Князь Мышкин не рассчитывает своих часов и дней, щедро делясь с любым человеком временем своей жизни. Кто бы он ни был: жалкий Антип Бурдовский, случайный лакей в доме Епанчиных, страдающий Ипполит, неуправляемый Рогожин или мечущаяся Настасья Филипповна, – Мышкин готов прийти на помощь и просить прощения за самую невольную обиду. Безусловно, князь видит в другой жизни равноценное с собой бытие. В нем нет гордого ощущения самодостаточности. Вот почему его слова и поступки находят отклик в сердцах людей. И если вспомнить реакцию «дачного общества» на исповедь князя, то легко заметить, что она является абсолютно противоположной той, что возникла по прочтении «тетрадки» Ипполитом.

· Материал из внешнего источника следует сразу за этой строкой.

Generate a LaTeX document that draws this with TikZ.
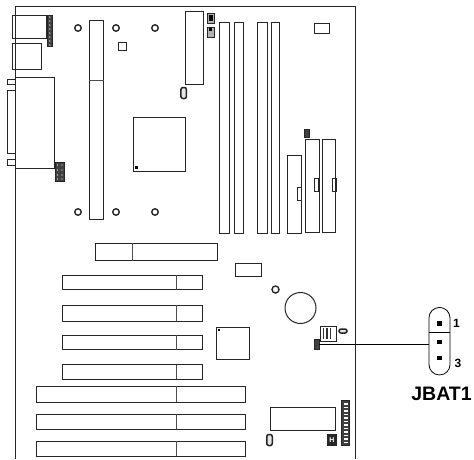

Мышкин «видел Аглаю, бледную и странно смотревшую на него, очень странно: в глазах ее совсем не было ненависти, нисколько не было гнева; она смотрела на него испуганным, но таким симпатичным взглядом… Наконец он увидел со странным изумлением, что все уселись и даже смеются… смеялись дружески, весело; многие с ним заговаривали и говорили так ласково, во главе всех Лизавета Прокофьевна: она говорила смеясь и что-то очень, очень доброе. Вдруг он почувствовал, что Иван Федорович дружески треплет его по плечу; Иван Петрович тоже смеялся; но еще лучше, еще привлекательнее и симпатичнее был старичок…» (548) и т. д.
Как «сбывшееся пророчество» воспринял Мышкин реакцию «дачного общества» на свою пылкую речь. Вот почему князь «с наслаждением» вглядывался в лица и говорил взволновано: «Я не благодарю, я только… любуюсь вами, я счастлив, глядя на вас…» (549) Сравните: Ипполит «спешил своим вызовом. Но его слушатели были в полном негодовании… «Какие они все негодяи», – шепчет он князю в исступлении…» И т. д.
Только сам человек несет ответственность за каждый прожитый миг своей жизни. И отпечатается он или нет в судьбах встретившихся ему людей – зависит только от него.
Проблема финала
Финал «Идиота» – явление уникальное даже для художественной системы Достоевского, в которой концовка всегда несет особую смысловую нагрузку. Известно, что писатель мог одним последним штрихом заставить читателя передумать весь роман заново («Преступление и наказание»), расставить важнейшие смысловые акценты, уточняющие авторскую позицию («Подросток»), наконец, именно на самых последних страницах до конца объяснить и героев, и суть происшедших событий («Бесы»).
Но даже в системе подобного сюжетостроения «Идиот» стоит особняком по особой значимости финала. По словам самого Достоевского, «сцена такой силы не повторялась в мировой литературе».[86] Писатель подчеркивал: «Наконец, и (главное) для меня в том, что эта 4-я часть и окончание ее – самое главное в моем романе, то есть для развязки романа почти и писался и задуман был весь роман»(VI, 634). (Выделено нами – Н.Т.)
Стефан Цвейг говорил о способности Достоевского шаманить, колдовать, ворожить и путать словом, чтобы одним резким финальным рывком осветить все произведение яркой смысловой вспышкой. И это, безусловно, так. Финал «Идиота» потрясает, сколько его ни перечитывай. Он оставляет впечатление острое, мучительное… и таинственное. Разум сопротивляется трактовкам, в которых событийная сторона равна смысловой: «Гибель героини, взаимное сострадание двух соперников, двух названых братьев, над трупом любимой женщины, возвещающее им обоим безнадежный исход на каторгу или в сумасшедший дом».[87] Ведь если следовать этой – внешней логике событий, тогда значит, что писался роман для того, чтобы вызвать у читателей ужас перед жизнью, ощущение безнадежности от уязвимости идеалов. Зачем добро, любовь и жертва князя, если завершается все смертью, накрытым американской клеенкой трупом, по бокам которого по-прежнему дикий и опасный Рогожин и прекраснодушный князь, перешагнувший границы разума?